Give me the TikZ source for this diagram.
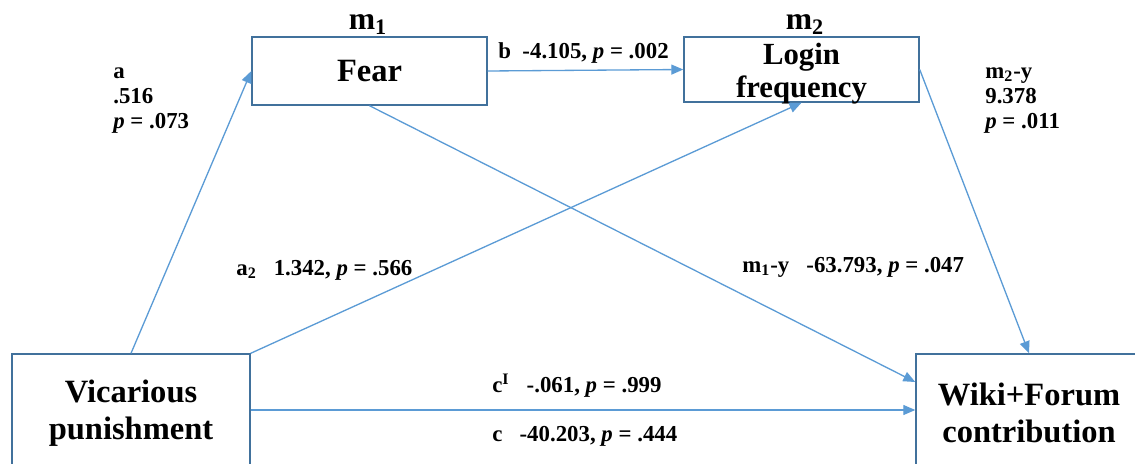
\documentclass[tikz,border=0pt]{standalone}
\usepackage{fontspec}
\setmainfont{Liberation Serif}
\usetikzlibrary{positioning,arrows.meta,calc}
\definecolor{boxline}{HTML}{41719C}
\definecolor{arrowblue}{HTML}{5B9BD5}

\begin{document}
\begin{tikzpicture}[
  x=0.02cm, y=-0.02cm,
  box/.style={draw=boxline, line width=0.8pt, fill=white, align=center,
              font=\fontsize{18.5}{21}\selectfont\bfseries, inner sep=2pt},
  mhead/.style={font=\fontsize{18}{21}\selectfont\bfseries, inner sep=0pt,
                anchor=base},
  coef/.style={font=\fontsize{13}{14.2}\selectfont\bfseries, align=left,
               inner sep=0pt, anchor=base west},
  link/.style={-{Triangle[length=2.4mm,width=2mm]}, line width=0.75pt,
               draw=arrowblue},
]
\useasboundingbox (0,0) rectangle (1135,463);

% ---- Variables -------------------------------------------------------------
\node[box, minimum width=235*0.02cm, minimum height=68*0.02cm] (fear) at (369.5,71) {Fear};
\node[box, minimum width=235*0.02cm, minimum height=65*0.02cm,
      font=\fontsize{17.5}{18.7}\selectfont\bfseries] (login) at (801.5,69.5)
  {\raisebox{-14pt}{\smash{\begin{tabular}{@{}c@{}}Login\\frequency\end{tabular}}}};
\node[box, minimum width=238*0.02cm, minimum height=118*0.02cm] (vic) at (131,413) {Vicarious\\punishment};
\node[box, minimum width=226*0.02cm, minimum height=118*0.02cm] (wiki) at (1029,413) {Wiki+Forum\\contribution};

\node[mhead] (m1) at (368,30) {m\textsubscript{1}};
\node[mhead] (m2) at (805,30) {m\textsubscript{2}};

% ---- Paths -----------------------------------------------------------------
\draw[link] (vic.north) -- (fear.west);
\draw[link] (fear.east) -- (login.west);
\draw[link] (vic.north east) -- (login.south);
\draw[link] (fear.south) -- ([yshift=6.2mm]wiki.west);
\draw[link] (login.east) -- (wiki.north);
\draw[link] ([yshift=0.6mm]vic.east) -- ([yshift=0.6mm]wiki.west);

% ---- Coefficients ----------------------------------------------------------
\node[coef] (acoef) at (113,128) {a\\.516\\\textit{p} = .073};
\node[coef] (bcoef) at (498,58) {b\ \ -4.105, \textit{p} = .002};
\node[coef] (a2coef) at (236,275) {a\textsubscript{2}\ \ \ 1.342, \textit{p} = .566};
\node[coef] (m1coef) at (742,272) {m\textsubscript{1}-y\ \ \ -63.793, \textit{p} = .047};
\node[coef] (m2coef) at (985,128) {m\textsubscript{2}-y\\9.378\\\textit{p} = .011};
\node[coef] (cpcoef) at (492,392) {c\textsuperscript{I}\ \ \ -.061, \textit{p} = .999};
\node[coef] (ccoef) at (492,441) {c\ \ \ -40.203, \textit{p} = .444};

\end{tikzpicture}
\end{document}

***

Extract, word for word, each line from the top of the data down to and including the line with "minimum width=226*0.02cm, minimum"; skip the pictures.

▶ [SOLUTION]:
Give me the TikZ source for this diagram.
\documentclass[tikz,border=0pt]{standalone}
\usepackage{fontspec}
\setmainfont{Liberation Serif}
\usetikzlibrary{positioning,arrows.meta,calc}
\definecolor{boxline}{HTML}{41719C}
\definecolor{arrowblue}{HTML}{5B9BD5}

\begin{document}
\begin{tikzpicture}[
  x=0.02cm, y=-0.02cm,
  box/.style={draw=boxline, line width=0.8pt, fill=white, align=center,
              font=\fontsize{18.5}{21}\selectfont\bfseries, inner sep=2pt},
  mhead/.style={font=\fontsize{18}{21}\selectfont\bfseries, inner sep=0pt,
                anchor=base},
  coef/.style={font=\fontsize{13}{14.2}\selectfont\bfseries, align=left,
               inner sep=0pt, anchor=base west},
  link/.style={-{Triangle[length=2.4mm,width=2mm]}, line width=0.75pt,
               draw=arrowblue},
]
\useasboundingbox (0,0) rectangle (1135,463);

% ---- Variables -------------------------------------------------------------
\node[box, minimum width=235*0.02cm, minimum height=68*0.02cm] (fear) at (369.5,71) {Fear};
\node[box, minimum width=235*0.02cm, minimum height=65*0.02cm,
      font=\fontsize{17.5}{18.7}\selectfont\bfseries] (login) at (801.5,69.5)
  {\raisebox{-14pt}{\smash{\begin{tabular}{@{}c@{}}Login\\frequency\end{tabular}}}};
\node[box, minimum width=238*0.02cm, minimum height=118*0.02cm] (vic) at (131,413) {Vicarious\\punishment};
\node[box, minimum width=226*0.02cm, minimum height=118*0.02cm] (wiki) at (1029,413) {Wiki+Forum\\contribution};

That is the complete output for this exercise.